OPINIONCBD/Hemp

Could CBD Be Snatched From Traditional Retailers?

Drug and supplement companies come out strong during FDA hearings
Photograph: Shutterstock

WASHINGTON — The public was cautioned that little would be decided during the U.S. Food and Drug Administration’s (FDA’s) first hearings on regulating CBD (cannabidiol), held May 31. Yet there were many takeaways to be gleaned from the more than 100 researchers, advocates and CBD stakeholders who spoke during the all-day hearing.

One major point was that factions are fast emerging within the CBD industry. And those factions may be to the distinct detriment of mainstream retailers.

On one side, there were drug companies arguing that allowing a pathway to regulatory approval under the agency’s dietary supplement rules would disincentivize the research required under the much more costly (and time-consuming) drug pathway.

“You have researchers having to struggle through enormous expense and obstacles to study CBD,” Orrin Devinsky, a New York University researcher who helped develop the FDA-approved CBD drug Epidiolex, told The Washington Post. “At the same time, you can walk down to your neighborhood bodega and buy a CBD soda off the shelf.”

On another side, lobbyists for the dietary supplement industry argued that the absence of any regulations has put their industry at an unfair disadvantage.
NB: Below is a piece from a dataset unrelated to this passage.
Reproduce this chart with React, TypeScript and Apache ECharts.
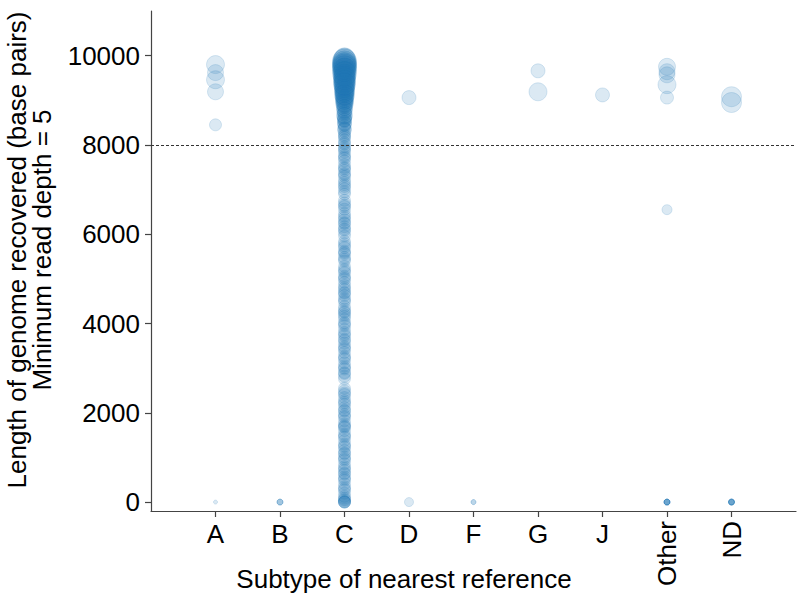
import React, { useEffect, useRef } from "react";
import * as echarts from "echarts";

const categories = ["A", "B", "C", "D", "F", "G", "J", "Other", "ND"];
const yTicks = [0, 2000, 4000, 6000, 8000, 10000];
const thresholdValue = 8000;

// [genome length, marker size]
const subtypeA = [[9800, 18], [9620, 16], [9460, 18], [9190, 16], [8450, 12], [0, 4]];
const subtypeB = [[0, 6], [0, 6], [0, 6]];
const subtypeCTop = [
  [9950, 20], [9920, 22], [9900, 22], [9880, 24], [9860, 22], [9840, 24], [9820, 22], [9800, 24],
  [9790, 22], [9770, 24], [9750, 22], [9730, 24], [9720, 20], [9700, 22], [9680, 24], [9660, 22],
  [9640, 20], [9620, 22], [9600, 24], [9580, 20], [9560, 22], [9540, 20], [9520, 22], [9500, 20],
  [9480, 22], [9460, 20], [9440, 20], [9420, 22], [9400, 20], [9380, 20], [9360, 22], [9340, 20],
  [9320, 20], [9300, 18], [9280, 20], [9260, 18], [9240, 20], [9220, 18], [9200, 20], [9180, 18],
  [9160, 18], [9140, 18], [9120, 20], [9100, 18], [9080, 18], [9060, 16], [9040, 18], [9020, 16],
  [9000, 18], [8980, 16], [8960, 16], [8940, 18], [8920, 16], [8890, 16], [8860, 14], [8840, 16],
  [8810, 14], [8780, 16], [8750, 14], [8720, 14], [8690, 14], [8660, 16], [8630, 14], [8600, 14],
  [8570, 14], [8550, 14], [8530, 12], [8490, 14], [8460, 14], [8440, 12], [8390, 12], [8360, 13],
  [8340, 14], [8280, 12], [8230, 12], [8200, 12], [8170, 12], [8110, 12], [8050, 12], [8020, 12],
];
const subtypeCLow = [
  [7960, 12], [7920, 12], [7890, 12], [7840, 12], [7770, 12], [7730, 12], [7700, 12], [7640, 12],
  [7560, 12], [7500, 12], [7470, 12], [7430, 12], [7360, 12], [7330, 12], [7290, 12], [7210, 12],
  [7160, 12], [7110, 12], [7070, 12], [7020, 12], [6950, 12], [6900, 12],
  [6760, 12], [6700, 12], [6650, 12], [6620, 12], [6560, 12], [6470, 12], [6410, 12], [6370, 12],
  [6320, 12], [6260, 12], [6240, 12], [6170, 12], [6120, 12], [6090, 12], [6030, 12], [5960, 12],
  [5840, 12], [5790, 12], [5740, 12], [5700, 12], [5620, 12], [5590, 12], [5560, 12], [5480, 12],
  [5440, 12], [5400, 12],
  [5280, 12], [5220, 12], [5180, 12], [5140, 12], [5060, 12], [5020, 12], [4990, 12], [4920, 12],
  [4850, 12], [4800, 12], [4760, 12], [4700, 12], [4680, 12], [4630, 12], [4560, 12], [4520, 12],
  [4480, 12],
  [4380, 12], [4320, 12], [4270, 12], [4250, 12], [4200, 12], [4160, 12], [4100, 12], [4020, 12],
  [3990, 12], [3950, 12], [3870, 12], [3800, 12], [3760, 12], [3720, 12], [3650, 12], [3620, 12],
  [3560, 12], [3490, 12], [3450, 12], [3420, 12], [3350, 12], [3270, 12], [3230, 12], [3200, 12],
  [3120, 12], [3050, 12], [3010, 12], [2980, 12], [2900, 12], [2880, 12], [2820, 12], [2760, 12],
  [2550, 12], [2490, 12], [2440, 12], [2410, 12], [2340, 12], [2270, 12], [2230, 12], [2190, 12],
  [2120, 12], [2060, 12], [2040, 12], [1970, 12], [1930, 12], [1900, 12], [1820, 12], [1750, 12],
  [1710, 12], [1690, 12], [1670, 12], [1600, 12], [1520, 12], [1480, 12], [1450, 12], [1380, 12],
  [1300, 12], [1260, 12], [1230, 12], [1160, 12], [1100, 12], [1080, 12], [1010, 12], [970, 12],
  [940, 12], [860, 12], [790, 12], [750, 12], [710, 12], [650, 12], [630, 12], [560, 12],
  [520, 12], [490, 12], [410, 12], [340, 12], [300, 12], [270, 12], [200, 12], [130, 12],
  [90, 12], [60, 12], [40, 12], [10, 12], [0, 12], [0, 12], [0, 12],
];
const subtypeD = [[9060, 14], [0, 9]];
const subtypeF = [[0, 5], [0, 5]];
const subtypeG = [[9660, 14], [9190, 18]];
const subtypeJ = [[9120, 14]];
const subtypeOther = [[9750, 17], [9640, 16], [9570, 16], [9350, 18], [9060, 13], [6550, 10], [0, 6], [0, 6], [0, 6], [0, 6], [0, 6], [0, 6]];
const subtypeND = [[9080, 20], [8950, 20], [0, 6], [0, 6], [0, 6], [0, 6], [0, 6], [0, 6]];

const groups = [subtypeA, subtypeB, subtypeCTop.concat(subtypeCLow), subtypeD, subtypeF, subtypeG, subtypeJ, subtypeOther, subtypeND];

const FONT = "'Liberation Sans', Arial, sans-serif";
const FS = 26;

export default function App() {
  const ref = useRef<HTMLDivElement>(null);
  useEffect(() => {
    if (!ref.current) return;
    const chart = echarts.init(ref.current, null, { renderer: "svg" });
    const points: number[][] = [];
    groups.forEach((g, i) => {
      g.forEach((p) => points.push([i + 1, p[0], p[1]]));
    });
    const axisColor = "#444";
    chart.setOption({
      animation: false,
      grid: { left: 151, right: 4, top: 11, bottom: 89 },
      xAxis: [
        {
          type: "value",
          min: 0,
          max: 10,
          position: "bottom",
          splitLine: { show: false },
          axisLine: { show: true, onZero: false, lineStyle: { color: axisColor, width: 1.2 } },
          axisTick: { show: true, length: 6, customValues: [1, 2, 3, 4, 5, 6, 7, 8, 9], lineStyle: { color: axisColor, width: 1.2 } },
          axisLabel: {
            customValues: [1, 2, 3, 4, 5, 6, 7],
            formatter: (v: number) => categories[Math.round(v) - 1] ?? "",
            color: "#000",
            fontSize: FS,
            fontFamily: FONT,
            margin: 10,
          },
        },
        {
          type: "value",
          min: 0,
          max: 10,
          position: "bottom",
          offset: 0,
          splitLine: { show: false },
          axisLine: { show: false },
          axisTick: { show: false },
          axisLabel: {
            customValues: [8, 9],
            rotate: 90,
            formatter: (v: number) => categories[Math.round(v) - 1] ?? "",
            color: "#000",
            fontSize: FS,
            fontFamily: FONT,
            margin: 10,
          },
        },
      ],
      yAxis: {
        type: "value",
        min: -200,
        max: 11000,
        splitLine: { show: false },
        axisLine: { show: true, onZero: false, lineStyle: { color: axisColor, width: 1.2 } },
        axisTick: { show: true, length: 6, customValues: yTicks, lineStyle: { color: axisColor, width: 1.2 } },
        axisLabel: {
          customValues: yTicks,
          formatter: (v: number) => String(v),
          color: "#000",
          fontSize: FS,
          fontFamily: FONT,
          margin: 11,
        },
      },
      graphic: [
        {
          type: "text",
          x: 17,
          y: 250,
          rotation: Math.PI / 2,
          style: {
            text: "Length of genome recovered (base pairs)",
            fontSize: FS,
            fontFamily: FONT,
            fill: "#000",
            align: "center",
            verticalAlign: "middle",
          },
        },
        {
          type: "text",
          x: 42,
          y: 250,
          rotation: Math.PI / 2,
          style: {
            text: "Minimum read depth = 5",
            fontSize: FS,
            fontFamily: FONT,
            fill: "#000",
            align: "center",
            verticalAlign: "middle",
          },
        },
        {
          type: "text",
          x: 404,
          y: 579,
          style: {
            text: "Subtype of nearest reference",
            fontSize: FS,
            fontFamily: FONT,
            fill: "#000",
            align: "center",
            verticalAlign: "middle",
          },
        },
      ],
      series: [
        {
          type: "scatter",
          xAxisIndex: 0,
          data: points,
          symbol: "circle",
          symbolSize: (v: number[]) => v[2],
          itemStyle: {
            color: "rgba(31,119,180,0.2)",
            borderColor: "rgba(31,119,180,0.2)",
            borderWidth: 1,
          },
          markLine: {
            silent: true,
            symbol: "none",
            label: { show: false },
            lineStyle: { color: "#333", width: 1, type: [3, 2] },
            data: [{ yAxis: thresholdValue }],
          },
        },
      ],
    });
    return () => chart.dispose();
  }, []);
  return (
    <div
      ref={ref}
      style={{ position: "fixed", left: 0, top: 0, width: 800, height: 600, background: "#fff" }}
    />
  );
}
While vitamins and supplements have less rigorous requirements than pharmaceutical drugs, lobbyists argued that CBD products are currently being sold without any oversight at all.

“FDA does not have the luxury of time,” said Megan Olsen, assistant general counsel of the dietary supplement lobby the Council For Responsible Nutrition, during the hearing. “They must act quickly to address the market that is out of control.”

Should the FDA side with either the drug companies or the supplement lobby, it will be mainstream retailers and CPG companies that lose out, with CBD limited to behind the pharmacy counter or on the high-priced shelves of specialty shops or dispensaries. Or even worse.

“We’re asking for a level playing field,” said Marwan Moheyeldien, CEO of Elkridge, Md.-based Maryland Packaging Ltd. If CBD is overregulated, she said, it will encourage black-market activity. “You can’t control the product on the shelf. As long as people want it, people are going to manufacture it.”

Consumers, some argued, would also lose out.

Yael Ossowski, deputy director of the Consumer Choice Center, described himself as being “on the side of consumers” and called for the FDA to set some standards and regulations but also “allow companies and brands to exist. That’s the only way consumers can differentiate between good products and bad products.”

It is now up to the FDA to determine how accessible CBD will be to a consumer market hungry for safe and legal access. The agency will accept public comments on the subject through July 2. Instructions for submitting comments can be found at regulations.gov.